Di tengah tuntutan modernisasi pemerintahan dan akuntabilitas publik, Jawa Barat justru mengalami kemunduran simbolik dalam praktik politik kekuasaan.
Fenomena ini tercermin dari gaya kepemimpinan Gubernur Jawa Barat, KDM, yang secara konsisten mencitrakan dirinya sebagai figur tunggal penggerak perubahan, seolah-olah ia adalah Raja Siliwangi modern.
Melalui video-video harian yang diunggah dan disebarluaskan, sosok KDM tidak tampil sebagai pemimpin birokratik yang bekerja berdasarkan sistem dan tata kelola kelembagaan, melainkan sebagai figur karismatik yang bertindak “atas kehendaknya sendiri”, melampaui fungsi dan peran lembaga-lembaga formal seperti Bappeda, DPRD, serta dinas-dinas teknis yang seharusnya menjadi ujung tombak pembangunan berbasis data, partisipasi publik, dan kepastian hukum.
Atavisme Birokrasi: Menghidupkan Masa Silam di Era Modern
Atavisme adalah kembalinya pola-pola lama yang seharusnya telah ditinggalkan dalam evolusi sosial. Dalam konteks ini, gaya pemerintahan KDM mencerminkan bentuk “atavisme birokrasi”, yaitu regresi pada model pemerintahan feodalistik, personalistik, dan berpusat pada sosok tunggal pemimpin, alih-alih kolektif kelembagaan modern.
Dalam sejarah feodalisme Nusantara, termasuk narasi-narasi mitologis tentang Prabu Siliwangi, pemimpin dianggap sebagai titisan kebesaran, penguasa mutlak yang menjadi pusat kebenaran dan sumber hukum.
Sayangnya, semangat ini seolah dihidupkan kembali oleh KDM dalam cara ia menampilkan dirinya di media sosial, dalam pengambilan keputusan, dan dalam pembangunan simbolik yang tidak melibatkan proses demokratis secara substantif.
Padahal, dalam sistem demokrasi modern, pemerintahan seharusnya bersandar pada prinsip checks and balances, tata kelola transparan, dan kolaborasi antara lembaga.

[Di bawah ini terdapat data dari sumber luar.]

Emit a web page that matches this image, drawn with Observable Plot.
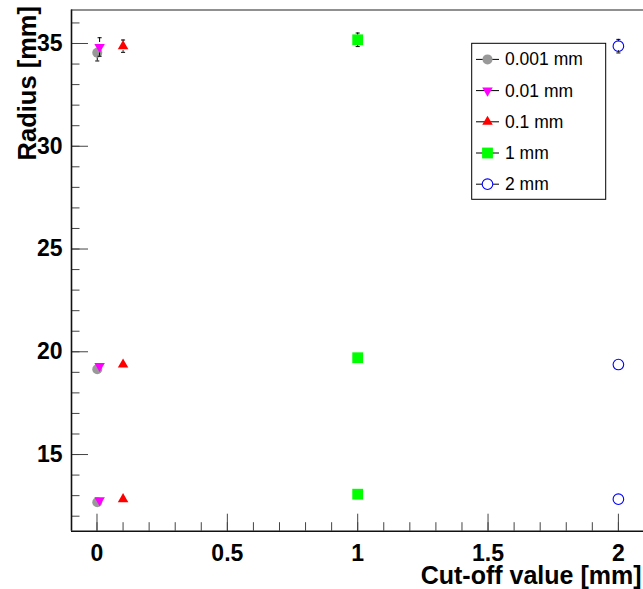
<!DOCTYPE html>
<html>
<head>
<meta charset="utf-8">
<script src="https://cdn.jsdelivr.net/npm/d3@7"></script>
<script src="https://cdn.jsdelivr.net/npm/@observablehq/plot@0.6"></script>
<style>
  html, body { margin: 0; padding: 0; background: #fff; }
  #chart { width: 643px; height: 589px; }
</style>
</head>
<body>
<div id="chart"></div>
<script>
// ---- data ----
const seriesNames = ["0.001 mm", "0.01 mm", "0.1 mm", "1 mm", "2 mm"];
const cutValues = [0.001, 0.01, 0.1, 1, 2];
const radius0001 = [34.55, 19.15, 12.68];
const radius001 = [34.83, 19.31, 12.78];
const radius01 = [34.87, 19.38, 12.83];
const radius1 = [35.18, 19.71, 13.07];
const radius2 = [34.87, 19.38, 12.83];
const err0001 = [0.40, 0.12, 0.10];
const err001 = [0.45, 0.12, 0.10];
const err01 = [0.30, 0.10, 0.10];
const err1 = [0.33, 0.10, 0.10];
const err2 = [0.33, 0.10, 0.10];
const xMajorTicks = [0, 0.5, 1, 1.5, 2];
const xMinorTicks = d3.range(0, 21).map(i => i / 10);
const yMajorTicks = [15, 20, 25, 30, 35];
const yMinorTicks = d3.range(12, 37);
const xDomain = [-0.0978, 2.0963];
const yDomain = [11.27, 36.63];

// ---- symbols ----
const sqrt3 = Math.sqrt(3);
const triangleDown = {
  draw(context, size) {
    const y = Math.sqrt(size / (sqrt3 * 3));
    context.moveTo(0, y * 2);
    context.lineTo(-sqrt3 * y, -y);
    context.lineTo(sqrt3 * y, -y);
    context.closePath();
  }
};
const capSymbol = {
  draw(context, size) {
    const w = Math.sqrt(size);
    context.moveTo(-w / 2, 0);
    context.lineTo(w / 2, 0);
  }
};

const styles = [
  {symbol: "circle", r: 5, fill: "#999999", stroke: "none"},
  {symbol: triangleDown, r: 3.9, fill: "#ff00ff", stroke: "none"},
  {symbol: "triangle", r: 3.9, fill: "#ff0000", stroke: "none"},
  {symbol: "square", r: 6.1, fill: "#00ff00", stroke: "none"},
  {symbol: "circle", r: 5.3, fill: "none", stroke: "#0000ff"}
];

const radiusSeries = [radius0001, radius001, radius01, radius1, radius2];
const errSeries = [err0001, err001, err01, err1, err2];
const rows = seriesNames.map((name, i) =>
  radiusSeries[i].map((y, j) => ({series: name, x: cutValues[i], y, e: errSeries[i][j]}))
);

const FONT = "'Liberation Sans', Arial, Helvetica, sans-serif";
const width = 643, height = 589;
const marginLeft = 71, marginRight = 0, marginTop = 9.5, marginBottom = 58.3;
const innerW = width - marginLeft - marginRight;
const innerH = height - marginTop - marginBottom;
const pxPerY = innerH / (yDomain[1] - yDomain[0]);
const gap = 4.5; // error bars leave a gap around the marker (ROOT style)

const marks = [
  // tick marks (inward)
  Plot.ruleX(xMinorTicks, {x: d => d, insetTop: innerH - 8.5, stroke: "#444", strokeWidth: 1}),
  Plot.ruleX(xMajorTicks, {x: d => d, insetTop: innerH - 17, stroke: "#444", strokeWidth: 1}),
  Plot.ruleY(yMinorTicks, {y: d => d, insetRight: innerW - 8.5, stroke: "#444", strokeWidth: 1}),
  Plot.ruleY(yMajorTicks, {y: d => d, insetRight: innerW - 17, stroke: "#444", strokeWidth: 1}),
  // frame lines
  Plot.ruleX([xDomain[0]], {x: d => d, stroke: "#111", strokeWidth: 1.6}),
  Plot.ruleY([yDomain[0]], {y: d => d, stroke: "#111", strokeWidth: 1.6}),
  Plot.ruleY([yDomain[1]], {y: d => d, stroke: "#222", strokeWidth: 1.2}),
  // axes labels
  Plot.axisX(xMajorTicks, {tickSize: 0, tickPadding: 13, tickFormat: d => String(d), fontSize: 23, fontWeight: "bold", fontFamily: FONT, fill: "#000", label: null}),
  Plot.axisY(yMajorTicks, {tickSize: 0, tickPadding: 9, tickFormat: d => String(d), fontSize: 23, fontWeight: "bold", fontFamily: FONT, fill: "#000", label: null}),
  Plot.text(["Cut-off value [mm]"], {frameAnchor: "bottom-right", text: d => d, textAnchor: "end", lineAnchor: "middle", dx: -2, dy: 45, fontSize: 25, fontWeight: "bold", fontFamily: FONT, fill: "#000"}),
  Plot.text(["Radius [mm]"], {frameAnchor: "top-left", text: d => d, textAnchor: "end", lineAnchor: "middle", rotate: -90, dx: -44, dy: -4, fontSize: 25.5, fontWeight: "bold", fontFamily: FONT, fill: "#000"})
];

rows.forEach((data, i) => {
  const s = styles[i];
  const visible = data.filter(d => d.e * pxPerY > gap + 0.5);
  marks.push(
    Plot.ruleX(visible, {x: "x", y1: d => d.y + d.e, y2: "y", insetBottom: gap, stroke: "#000", strokeWidth: 1}),
    Plot.ruleX(visible, {x: "x", y1: "y", y2: d => d.y - d.e, insetTop: gap, stroke: "#000", strokeWidth: 1}),
    Plot.dot(visible, {x: "x", y: d => d.y + d.e, symbol: capSymbol, r: 2.3, stroke: "#000", fill: "none", strokeWidth: 1}),
    Plot.dot(visible, {x: "x", y: d => d.y - d.e, symbol: capSymbol, r: 2.3, stroke: "#000", fill: "none", strokeWidth: 1}),
    Plot.dot(data, {x: "x", y: "y", symbol: s.symbol, r: s.r, fill: s.fill, stroke: s.stroke, strokeWidth: 1.1})
  );
});

const chart = Plot.plot({
  width, height, marginLeft, marginRight, marginTop, marginBottom,
  style: {fontFamily: FONT, background: "#fff", overflow: "visible"},
  x: {type: "linear", domain: xDomain, axis: null},
  y: {type: "linear", domain: yDomain, axis: null},
  marks
});

// ---- legend (ROOT-style box) ----
const svg = d3.select(chart);
const lg = svg.append("g").attr("font-family", FONT).attr("text-anchor", "start");
const box = {x0: 471.7, y0: 43.3, x1: 605.7, y1: 199.3};
lg.append("rect")
  .attr("x", box.x0).attr("y", box.y0)
  .attr("width", box.x1 - box.x0).attr("height", box.y1 - box.y0)
  .attr("fill", "#fff").attr("stroke", "#000").attr("stroke-width", 1);
const step = (box.y1 - box.y0) / seriesNames.length;
seriesNames.forEach((name, i) => {
  const s = styles[i];
  const cy = box.y0 + step * (i + 0.5) + 0.5;
  lg.append("line").attr("x1", 476).attr("x2", 499).attr("y1", cy).attr("y2", cy)
    .attr("stroke", "#000").attr("stroke-width", 1);
  const size = Math.PI * s.r * s.r;
  const type = typeof s.symbol === "string"
    ? {circle: d3.symbolCircle, triangle: d3.symbolTriangle, square: d3.symbolSquare}[s.symbol]
    : s.symbol;
  lg.append("path")
    .attr("transform", `translate(487.5,${cy})`)
    .attr("d", d3.symbol(type, size)())
    .attr("fill", s.fill === "none" ? "#fff" : s.fill)
    .attr("stroke", s.stroke)
    .attr("stroke-width", 1.1);
  lg.append("text").attr("x", 505).attr("y", cy + 6)
    .attr("text-anchor", "start")
    .attr("font-size", 17.5).attr("fill", "#000").text(name);
});

document.getElementById("chart").appendChild(chart);
</script>
</body>
</html>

KDM seolah melebur institusi negara ke dalam tubuhnya sendiri, sebagaimana Louis XIV pernah menyatakan, “L’État, c’est moi” — “Negara adalah saya.” Ungkapan ini justru merupakan antitesis dari semangat Revolusi Prancis yang ingin membebaskan rakyat dari absolutisme.
Bahaya Kultus Individu dalam Demokrasi Lokal
Apa yang sedang terjadi di Jawa Barat bukan sekadar gaya komunikasi, tetapi merupakan pembentukan kultus individu yang berbahaya bagi demokrasi lokal. Ketika seorang kepala daerah menjadi pusat segala keputusan, dan rakyat diarahkan untuk mencintai sosoknya alih-alih sistemnya, maka kita sedang berjalan mundur.
Kultus individu mengaburkan batas antara pemimpin dan institusi. Rakyat menjadi pengikut, bukan warga negara. Aparatur menjadi pelayan pribadi, bukan pelaksana kebijakan publik. Proses pembangunan kehilangan orientasi objektif dan menjadi sekadar panggung citra.
Gubernur bukanlah raja, melainkan pelayan rakyat. Bukan simbol absolutisme, tetapi pengelola sistem demokrasi yang berbasis hukum, data, dan musyawarah.